Problem details: Retype exactly what runs from the first line of the data to the line with "var SERIES_COLORS = ['#20b5c3', '#ebc02c'];", keeping both of those lines and skipping pictures.

▬▬▬

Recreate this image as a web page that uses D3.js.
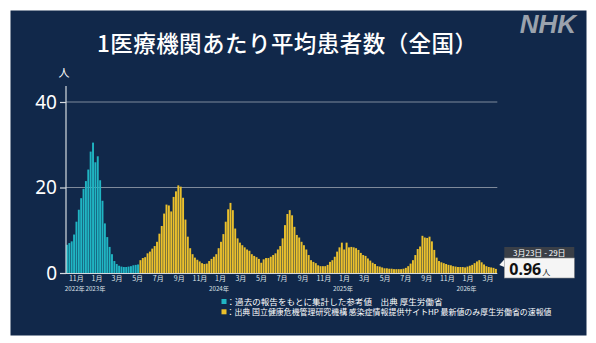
<!DOCTYPE html>
<html>
<head>
<meta charset="utf-8">
<script src="https://cdn.jsdelivr.net/npm/d3@7"></script>
<style>
  body { margin: 0; background: #fff; }
  text { font-family: "Noto Sans CJK JP", "Noto Sans", sans-serif; }
</style>
</head>
<body>
<div id="chart"></div>
<script>
// Weekly values, week of Oct 3 2022 onward.
// Reference values (past reports), up to the week of May 1 2023.
var refValues = [6.6, 7.0, 7.4, 9.0, 12.0, 14.8, 17.5, 19.7, 21.5, 24.2, 28.4, 30.5,
  25.9, 27.3, 21.7, 16.9, 11.6, 8.4, 6.1, 4.4, 2.8, 2.1, 1.7, 1.5, 1.4, 1.4, 1.5,
  1.6, 1.8, 1.9, 2.0];
// Sentinel surveillance values, week of May 8 2023 to week of Mar 23 2026.
var sentinelValues = [3.0, 3.5, 3.7, 4.6, 5.0, 5.7, 6.3, 7.3, 9.2, 11.0, 13.9, 16.0,
  15.8, 14.4, 17.8, 19.1, 20.5, 20.2, 17.6, 12.5, 8.5,
  5.8, 4.4, 3.6, 3.1, 2.7, 2.3, 2.1, 2.2, 2.8, 3.3, 3.8, 4.4, 5.8, 7.3, 9.1, 12.0,
  14.9, 16.4, 14.7, 10.4, 8.1, 7.1, 6.5, 6.0, 5.5, 5.2, 4.4, 4.0, 3.7, 3.3, 2.4,
  3.2, 3.5, 3.5, 3.8, 4.2, 4.6, 5.5, 6.3, 8.1, 11.2, 13.8, 14.7, 13.5, 10.8, 8.9,
  8.3, 7.3, 6.5, 5.5, 4.2, 3.0, 2.6, 2.3, 1.8, 1.6, 1.6, 1.6, 1.9, 2.6, 3.0, 3.8,
  5.0, 6.0, 7.1, 5.5, 7.1, 6.0, 6.1, 6.0, 5.8, 5.4, 4.7, 4.2, 4.0, 3.4, 2.9, 2.4,
  2.1, 1.6, 1.5, 1.3, 1.1, 1.1,
  1.0, 1.0, 0.9, 0.9,
  0.9, 0.9, 1.0, 1.2, 1.6, 2.2, 3.0, 4.2, 5.6, 6.2, 8.7, 8.3, 8.2, 8.5, 7.4, 5.4,
  3.6, 2.8, 2.5, 2.3, 2.1, 1.9, 1.8, 1.6, 1.5, 1.4, 1.4, 1.4, 1.3, 1.5, 1.7, 1.9,
  2.3, 2.7, 3.0, 2.5, 2.0, 1.6, 1.4, 1.3, 1.2, 0.96];

var firstWeek = new Date(2022, 9, 3);
var yTicks = [0, 20, 40];
var gridTicks = [20, 40];
var yearTicks = [new Date(2022, 10, 1), new Date(2023, 0, 1), new Date(2024, 0, 1),
  new Date(2025, 0, 1), new Date(2026, 0, 1)];
var yearLabels = ['2022年', '2023年', '2024年', '2025年', '2026年'];

var title = '1医療機関あたり平均患者数（全国）';
var legendLabels = ['：過去の報告をもとに集計した参考値　出典 厚生労働省',
  '：出典 国立健康危機管理研究機構 感染症情報提供サイトHP 最新値のみ厚生労働省の速報値'];
var latestRange = '3月23日 - 29日';
var latestValue = '0.96';

// Palette.
var BG = '#11284a';
var SERIES_COLORS = ['#20b5c3', '#ebc02c'];

var WIDTH = 596, HEIGHT = 343;
// Rendered widths of the two legend lines.
var LEGEND_WIDTHS = [216, 325];

function main() {
  var items = refValues.map(function(v) { return {value: v, series: 0}; })
    .concat(sentinelValues.map(function(v) { return {value: v, series: 1}; }));
  items.forEach(function(d, i) {
    d.start = d3.timeDay.offset(firstWeek, 7 * i);
    d.end = d3.timeDay.offset(firstWeek, 7 * (i + 1));
  });

  var svg = d3.select('#chart').append('svg')
    .attr('width', WIDTH)
    .attr('height', HEIGHT);

  svg.append('rect')
    .attr('x', 10.5).attr('y', 10.5)
    .attr('width', 576).attr('height', 325)
    .attr('fill', BG);

  var x = d3.scaleTime()
    .domain([firstWeek, items[items.length - 1].end])
    .range([66, 497.3]);
  var y = d3.scaleLinear().domain([0, 40]).range([273, 102]);

  // Title and logo.
  svg.append('text')
    .attr('x', 287).attr('y', 52)
    .attr('text-anchor', 'middle')
    .attr('fill', '#fff')
    .attr('font-size', 22.5)
    .attr('font-weight', 500)
    .attr('textLength', 380)
    .attr('lengthAdjust', 'spacing')
    .text(title);
  svg.append('text')
    .attr('x', 576).attr('y', 33)
    .attr('text-anchor', 'end')
    .attr('fill', '#9aa2ad')
    .attr('font-size', 26)
    .attr('font-weight', 'bold')
    .attr('font-style', 'italic')
    .style('font-family', '"Liberation Sans", Arial, sans-serif')
    .text('NHK');

  // Gridlines.
  svg.append('g').selectAll('line')
    .data(gridTicks)
  .enter().append('line')
    .attr('x1', 66).attr('x2', 497.3)
    .attr('y1', function(d) { return y(d); })
    .attr('y2', function(d) { return y(d); })
    .attr('stroke', '#7f8a9b')
    .attr('stroke-width', 1.2);

  // Bars.
  svg.append('g').selectAll('rect')
    .data(items)
  .enter().append('rect')
    .attr('x', function(d) { return x(d.start); })
    .attr('width', function(d) { return x(d.end) - x(d.start) - 0.45; })
    .attr('y', function(d) { return y(d.value); })
    .attr('height', function(d) { return y(0) - y(d.value); })
    .attr('fill', function(d) { return SERIES_COLORS[d.series]; });

  // Y axis.
  var yAxis = d3.axisLeft(y).tickValues(yTicks).tickSize(6).tickPadding(3);
  var gy = svg.append('g').attr('transform', 'translate(66,0)').call(yAxis);
  gy.select('.domain').remove();
  gy.selectAll('line').attr('stroke', '#d6dae0').attr('stroke-width', 1.2);
  gy.selectAll('text').attr('fill', '#fff').attr('font-size', 19)
    .style('font-family', '"Noto Sans", sans-serif');
  svg.append('line')
    .attr('x1', 66).attr('x2', 66).attr('y1', 86).attr('y2', 273.5)
    .attr('stroke', '#d6dae0').attr('stroke-width', 1.2);
  svg.append('line')
    .attr('x1', 60).attr('x2', 497.3).attr('y1', 273.5).attr('y2', 273.5)
    .attr('stroke', '#d6dae0').attr('stroke-width', 1.2);
  svg.append('text')
    .attr('x', 64).attr('y', 77)
    .attr('text-anchor', 'middle')
    .attr('fill', '#fff')
    .attr('font-size', 11)
    .text('人');

  // X axis: months and years.
  var xAxis = d3.axisBottom(x)
    .ticks(d3.timeMonth.every(2))
    .tickSize(0)
    .tickPadding(2)
    .tickFormat(function(d) { return (d.getMonth() + 1) + '月'; });
  var gx = svg.append('g').attr('transform', 'translate(0,274)').call(xAxis);
  gx.select('.domain').remove();
  gx.selectAll('text').attr('fill', '#dfe3e8').attr('font-size', 7)
    .style('font-family', '"Noto Sans CJK JP", sans-serif');

  svg.append('g').selectAll('text')
    .data(yearTicks)
  .enter().append('text')
    .attr('x', function(d) { return x(d) - 1; })
    .attr('y', 290.5)
    .attr('text-anchor', 'middle')
    .attr('fill', '#dfe3e8')
    .attr('font-size', 6.2)
    .text(function(d, i) { return yearLabels[i]; });

  // Latest value callout.
  var last = items[items.length - 1];
  var cx = x(last.end) + 7;
  svg.append('rect')
    .attr('x', cx).attr('y', 247).attr('width', 70).attr('height', 11)
    .attr('fill', '#3a3f47');
  svg.append('text')
    .attr('x', cx + 35).attr('y', 255.8)
    .attr('text-anchor', 'middle')
    .attr('fill', '#fff')
    .attr('font-size', 8)
    .text(latestRange);
  svg.append('rect')
    .attr('x', cx).attr('y', 258).attr('width', 70).attr('height', 20)
    .attr('fill', '#f5f5f5')
    .attr('stroke', '#8c8c8c').attr('stroke-width', 0.6);
  svg.append('path')
    .attr('d', 'M' + (cx - 5) + ',265L' + cx + ',259.5L' + cx + ',267Z')
    .attr('fill', '#f5f5f5');
  var val = svg.append('text')
    .attr('x', cx + 5).attr('y', 274.5)
    .attr('fill', '#111');
  val.append('tspan').attr('font-size', 16).attr('font-weight', 'bold')
    .style('font-family', '"Noto Sans", sans-serif')
    .text(latestValue);
  val.append('tspan').attr('font-size', 8).attr('dx', 1).text('人');

  // Legend.
  var legend = svg.append('g').selectAll('g')
    .data(legendLabels)
  .enter().append('g')
    .attr('transform', function(d, i) { return 'translate(221.5,' + (299 + i * 10.3) + ')'; });
  legend.append('rect')
    .attr('width', 5).attr('height', 5)
    .attr('fill', function(d, i) { return SERIES_COLORS[i]; });
  legend.append('text')
    .attr('x', 5).attr('y', 5.5)
    .attr('fill', '#fff')
    .attr('font-size', 7.9)
    .attr('textLength', function(d, i) { return LEGEND_WIDTHS[i]; })
    .attr('lengthAdjust', 'spacingAndGlyphs')
    .text(function(d) { return d; });
}

main();
</script>
</body>
</html>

▬▬▬

Answer to this exercise:
Recreate this image as a web page that uses D3.js.
<!DOCTYPE html>
<html>
<head>
<meta charset="utf-8">
<script src="https://cdn.jsdelivr.net/npm/d3@7"></script>
<style>
  body { margin: 0; background: #fff; }
  text { font-family: "Noto Sans CJK JP", "Noto Sans", sans-serif; }
</style>
</head>
<body>
<div id="chart"></div>
<script>
// Weekly values, week of Oct 3 2022 onward.
// Reference values (past reports), up to the week of May 1 2023.
var refValues = [6.6, 7.0, 7.4, 9.0, 12.0, 14.8, 17.5, 19.7, 21.5, 24.2, 28.4, 30.5,
  25.9, 27.3, 21.7, 16.9, 11.6, 8.4, 6.1, 4.4, 2.8, 2.1, 1.7, 1.5, 1.4, 1.4, 1.5,
  1.6, 1.8, 1.9, 2.0];
// Sentinel surveillance values, week of May 8 2023 to week of Mar 23 2026.
var sentinelValues = [3.0, 3.5, 3.7, 4.6, 5.0, 5.7, 6.3, 7.3, 9.2, 11.0, 13.9, 16.0,
  15.8, 14.4, 17.8, 19.1, 20.5, 20.2, 17.6, 12.5, 8.5,
  5.8, 4.4, 3.6, 3.1, 2.7, 2.3, 2.1, 2.2, 2.8, 3.3, 3.8, 4.4, 5.8, 7.3, 9.1, 12.0,
  14.9, 16.4, 14.7, 10.4, 8.1, 7.1, 6.5, 6.0, 5.5, 5.2, 4.4, 4.0, 3.7, 3.3, 2.4,
  3.2, 3.5, 3.5, 3.8, 4.2, 4.6, 5.5, 6.3, 8.1, 11.2, 13.8, 14.7, 13.5, 10.8, 8.9,
  8.3, 7.3, 6.5, 5.5, 4.2, 3.0, 2.6, 2.3, 1.8, 1.6, 1.6, 1.6, 1.9, 2.6, 3.0, 3.8,
  5.0, 6.0, 7.1, 5.5, 7.1, 6.0, 6.1, 6.0, 5.8, 5.4, 4.7, 4.2, 4.0, 3.4, 2.9, 2.4,
  2.1, 1.6, 1.5, 1.3, 1.1, 1.1,
  1.0, 1.0, 0.9, 0.9,
  0.9, 0.9, 1.0, 1.2, 1.6, 2.2, 3.0, 4.2, 5.6, 6.2, 8.7, 8.3, 8.2, 8.5, 7.4, 5.4,
  3.6, 2.8, 2.5, 2.3, 2.1, 1.9, 1.8, 1.6, 1.5, 1.4, 1.4, 1.4, 1.3, 1.5, 1.7, 1.9,
  2.3, 2.7, 3.0, 2.5, 2.0, 1.6, 1.4, 1.3, 1.2, 0.96];

var firstWeek = new Date(2022, 9, 3);
var yTicks = [0, 20, 40];
var gridTicks = [20, 40];
var yearTicks = [new Date(2022, 10, 1), new Date(2023, 0, 1), new Date(2024, 0, 1),
  new Date(2025, 0, 1), new Date(2026, 0, 1)];
var yearLabels = ['2022年', '2023年', '2024年', '2025年', '2026年'];

var title = '1医療機関あたり平均患者数（全国）';
var legendLabels = ['：過去の報告をもとに集計した参考値　出典 厚生労働省',
  '：出典 国立健康危機管理研究機構 感染症情報提供サイトHP 最新値のみ厚生労働省の速報値'];
var latestRange = '3月23日 - 29日';
var latestValue = '0.96';

// Palette.
var BG = '#11284a';
var SERIES_COLORS = ['#20b5c3', '#ebc02c'];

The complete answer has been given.